Monday, April 15, 2019

Mediahub named media AOR for Fox Sports, Fox Entertainment | Advertising Age

Mediahub has been named media agency of record for Fox Sports and Fox Entertainment.

The account had been serviced by Dentsu-owned 360i and Vizeum. Mediahub, which is the global media planning and buying arm of Interpublic’s MullenLowe Group, will run the account from its Los Angeles office. Mediahub will handle all national media planning and buying duties, Fox executives confirmed.

Fox Sports and Fox Entertainment are part of Fox Corp., the standalone company formed last month after The Walt Disney Company acquired 21st Century Fox, including its movie studio and entertainment cable channels.
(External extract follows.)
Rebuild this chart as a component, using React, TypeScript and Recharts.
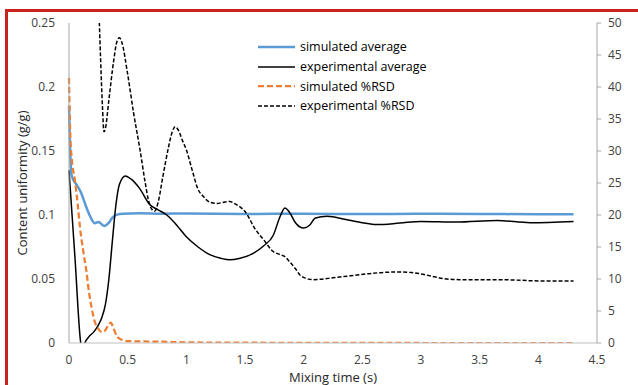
import { LineChart, Line, XAxis, YAxis, Label, Legend } from "recharts";

// time (s) / value pairs
const simAverage: [number, number][] = [
  [0, 0.185], [0.01, 0.15], [0.02, 0.132], [0.04, 0.127], [0.07, 0.123],
  [0.1, 0.118], [0.14, 0.108], [0.18, 0.099], [0.22, 0.0935], [0.25, 0.0945],
  [0.3, 0.0915], [0.34, 0.094], [0.37, 0.098], [0.41, 0.1003], [0.46, 0.101],
  [0.6, 0.1013], [0.8, 0.101], [1.0, 0.1012], [1.5, 0.1008], [2.0, 0.101],
  [2.5, 0.1007], [3.0, 0.101], [3.5, 0.1008], [4.0, 0.1006], [4.3, 0.1006],
];

const expAverage: [number, number][] = [
  [0, 0.135], [0.05, 0.068], [0.1, 0], [0.115, -0.006], [0.135, 0],
  [0.17, 0.005], [0.21, 0.0085], [0.25, 0.014], [0.28, 0.02], [0.31, 0.03],
  [0.34, 0.05], [0.37, 0.08], [0.4, 0.108], [0.43, 0.124], [0.48, 0.1305],
  [0.53, 0.128], [0.6, 0.121], [0.69, 0.108], [0.76, 0.104], [0.83, 0.1002],
  [0.9, 0.094], [1.0, 0.083], [1.1, 0.075], [1.2, 0.069], [1.3, 0.066],
  [1.37, 0.065], [1.45, 0.066], [1.57, 0.07], [1.66, 0.076], [1.74, 0.084],
  [1.8, 0.099], [1.84, 0.1055], [1.88, 0.102], [1.93, 0.094], [2.0, 0.0898],
  [2.05, 0.092], [2.1, 0.0977], [2.2, 0.099], [2.37, 0.0963], [2.5, 0.094],
  [2.62, 0.0925], [2.82, 0.0937], [3.0, 0.095], [3.3, 0.0945], [3.65, 0.0958],
  [3.93, 0.094], [4.3, 0.095],
];

const simRsd: [number, number][] = [
  [0, 41.4], [0.01, 33], [0.025, 28.5], [0.05, 25.5], [0.075, 21.5],
  [0.094, 18], [0.12, 14.5], [0.15, 11], [0.17, 8], [0.193, 5.5],
  [0.22, 3.3], [0.25, 2.2], [0.28, 1.7], [0.3, 1.8], [0.33, 2.6],
  [0.355, 3.2], [0.38, 2.3], [0.41, 1.0], [0.45, 0.5], [0.5, 0.3],
  [0.6, 0.25], [0.8, 0.2], [1.0, 0.1], [1.5, 0.05], [2.0, 0.02],
  [3.0, 0], [4.3, 0],
];

const expRsd: [number, number][] = [
  [0.255, 52], [0.27, 44], [0.285, 37], [0.298, 33], [0.31, 33.5],
  [0.34, 38], [0.38, 44], [0.41, 47.2], [0.43, 47.7], [0.45, 47],
  [0.5, 42], [0.55, 36], [0.605, 30.2], [0.65, 25], [0.676, 22.4],
  [0.71, 20.8], [0.73, 20.6], [0.76, 22], [0.8, 26], [0.847, 30.5],
  [0.88, 33], [0.905, 33.8], [0.93, 33.3], [0.97, 31.5], [1.0, 30.2],
  [1.05, 27], [1.1, 24], [1.145, 22.9], [1.2, 22], [1.26, 21.8],
  [1.32, 22], [1.37, 22.1], [1.42, 21.7], [1.51, 20.3], [1.58, 18],
  [1.66, 16.1], [1.74, 14.3], [1.8, 13.8], [1.84, 13.5], [1.88, 12.7],
  [1.93, 11.6], [1.97, 10.6], [2.02, 10.1], [2.08, 9.9], [2.14, 9.95],
  [2.25, 10.2], [2.4, 10.5], [2.54, 10.8], [2.7, 11.05], [2.82, 11.1],
  [2.92, 11.0], [3.0, 10.8], [3.1, 10.4], [3.2, 10.05], [3.33, 9.9],
  [3.5, 9.9], [3.67, 9.9], [3.85, 9.8], [4.0, 9.7], [4.3, 9.7],
];

const xTicks = [0, 0.5, 1, 1.5, 2, 2.5, 3, 3.5, 4, 4.5];
const leftTicks = [0, 0.05, 0.1, 0.15, 0.2, 0.25];
const rightTicks = [0, 5, 10, 15, 20, 25, 30, 35, 40, 45, 50];

const toRows = (pts: [number, number][]) => pts.map(([t, v]) => ({ t, v }));

const FONT = "'Open Sans', sans-serif";
const tickStyle = { fill: "#404040", fontSize: 12, fontFamily: FONT };

const legendItems = [
  { name: "simulated average", color: "#5B9BD5", width: 2.5, dash: undefined },
  { name: "experimental average", color: "#000", width: 1.5, dash: undefined },
  { name: "simulated %RSD", color: "#ED7D31", width: 2.25, dash: "6 3" },
  { name: "experimental %RSD", color: "#000", width: 1.5, dash: "4 2" },
];

function ChartLegend() {
  return (
    <div style={{ fontFamily: FONT, fontSize: 12.5, color: "#000" }}>
      {legendItems.map((it) => (
        <div key={it.name} style={{ display: "flex", alignItems: "center", height: 19.7 }}>
          <svg width={37} height={6} style={{ marginRight: 5 }}>
            <line x1={0} y1={3} x2={37} y2={3} stroke={it.color} strokeWidth={it.width} strokeDasharray={it.dash} />
          </svg>
          <span>{it.name}</span>
        </div>
      ))}
    </div>
  );
}

export default function App() {
  return (
    <div style={{ position: "absolute", left: 0, top: 0, width: 638, height: 385, overflow: "hidden", background: "#fff" }}>
      <div style={{ position: "absolute", left: 5, top: 9, width: 700, height: 500, border: "3px solid #c9211e" }} />
      <div style={{ position: "absolute", left: 0, top: 0 }}>
        <LineChart width={638} height={385} margin={{ top: 23, right: 0, bottom: 0, left: 0 }}>
          <XAxis
            type="number"
            dataKey="t"
            domain={[0, 4.5]}
            ticks={xTicks}
            tick={tickStyle}
            tickLine={false}
            tickSize={10}
            axisLine={{ stroke: "#bfbfbf" }}
            height={42}
          >
            <Label value="Mixing time (s)" position="insideBottom" offset={3} style={{ fontSize: 13, fontFamily: FONT, fill: "#262626" }} />
          </XAxis>
          <YAxis
            yAxisId="left"
            domain={[0, 0.25]}
            ticks={leftTicks}
            allowDataOverflow
            tick={tickStyle}
            tickLine={false}
            tickSize={12}
            axisLine={{ stroke: "#a6a6a6" }}
            tickFormatter={(v: number) => String(parseFloat(v.toFixed(2)))}
            width={69}
          >
            <Label value="Content uniformity (g/g)" angle={-90} position="insideLeft" offset={22} style={{ textAnchor: "middle", fontSize: 13, fontFamily: FONT, fill: "#262626" }} />
          </YAxis>
          <YAxis
            yAxisId="right"
            orientation="right"
            domain={[0, 50]}
            ticks={rightTicks}
            allowDataOverflow
            tick={tickStyle}
            tickLine={{ stroke: "#a6a6a6" }}
            tickSize={4}
            tickMargin={7}
            axisLine={{ stroke: "#a6a6a6" }}
            width={41}
          />
          <Legend
            content={() => <ChartLegend />}
            layout="horizontal"
            verticalAlign="middle"
            align="center"
            wrapperStyle={{ left: 258, top: 37, width: 200 }}
          />
          <Line data={toRows(simAverage)} dataKey="v" yAxisId="left" type="monotone" stroke="#5B9BD5" strokeWidth={2.5} dot={false} isAnimationActive={false} />
          <Line data={toRows(expAverage)} dataKey="v" yAxisId="left" type="monotone" stroke="#000" strokeWidth={1.5} dot={false} isAnimationActive={false} />
          <Line data={toRows(simRsd)} dataKey="v" yAxisId="right" type="monotone" stroke="#ED7D31" strokeWidth={2.25} strokeDasharray="6 3" dot={false} isAnimationActive={false} />
          <Line data={toRows(expRsd)} dataKey="v" yAxisId="right" type="monotone" stroke="#000" strokeWidth={1.5} strokeDasharray="4 2" dot={false} isAnimationActive={false} />
        </LineChart>
      </div>
    </div>
  );
}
Fox Corp. is expected to spend up to $200 million on measured media promoting Fox Sports and Fox Entertainment programming this year, according to people familiar with the matter.

“As we embark on building Fox Entertainment, Mediahub will play an important role in helping our company strategically reach fans across all platforms in new and innovative ways,” Darren Schillace, executive VP-marketing for Fox Entertainment, said in a statement to Ad Age. Robert Gottlieb, executive VP and head of marketing for Fox Sports, added, “This year is full of incredible new opportunities for our brand. We’re looking forward to working with Mediahub to maximize those and reach more fans than ever.”

The win adds to Mediahub’s new business streak that in recent months has included Dropbox, Bloomin’ Brands, New Balance and Staples.

John Moore, global president of Mediahub, in a statement said: “We have a long history of working with tune-in brands to drive high-levels of audience engagement, and our team is excited to help FOX win in the marketplace.”

Dentsu’s 360i declined to comment on the account move.

The agency switch is being made a mere a month before Fox will host its annual upfront presentation in New York.  While the network has about a dozen comedy and drama pilots under consideration for the 2019-20 broadcast season, including three straight-to-series orders and the Kim Cattrall Southern Gothic dramedy “Filthy Rich,” the straw that stirs the drink at the slimmed-down Fox is live sports and inexpensive water-cooler fare like “The Masked Singer.”

Fox began laying the groundwork for its pivot to sports two years ago, when it told media buyers that it would leverage its National Football League, Major League Baseball and college football coverage as a means to “own the fall.”

During the 20-week period in which Fox airs postseason baseball and pro and college football—an interval that coincides with the single greatest volume of U.S. consumer spending—live sports accounts for as much as 90 percent of its overall GRPs. Given the commercial impressions sports programming provides (the “America’s Game of the Week” NFL broadcast window has been the highest-rated TV program for 10 years running) and the fact that the average general-entertainment show no longer does so much as a 1.0 rating, the increased emphasis on the gridiron and the diamond just makes good horse sense.

None of which is to say that Fox is sidelining all of its traditional primetime programming. This fall the network will be on the hook to schedule some eight hours of general-entertainment fare per week, a slate that will include at least two nights of dramas and its signature Sunday animation/comedy block. That said, in light of the massive success of its new competition series “The Masked Singer,” which now stands as TV’s top-rated non-sports show, Fox will look to invest fewer dollars in pricey, low-yield scripted projects—the average demo delivery for its current crop of dramas and comedies is currently hovering at a 0.9—while trying its luck with a few more inexpensive competition series.

With just a handful of weeks left before the season shudders to a halt, Fox is currently tied with NBC with an average live-same-day rating of a 1.3 among adults 18-49. Thanks to the addition of the 11-game “Thursday Night Football” package, which ranks as TV’s No. 2 program behind “Sunday Night Football,” Fox has seen its seasonal deliveries rise 8 percent vs. the year-ago period. It is the only broadcaster that can make that claim this season; per Nielsen, ratings at the Big Four nets are currently down 13 percent.

Along with the Cattrall sudser, Fox has ordered two animated pilots to series (“Bless the Harts” and “Duncanville”) and has given the green light to a six-episode reboot of "Beverly Hills, 90210.” Among the projects that would seem to have the best shot at joining those four newbies on next year’s schedule are the John Slattery cybersecurity drama “Next” and Greg Berlanti’s crime procedural “Prodigal Son.”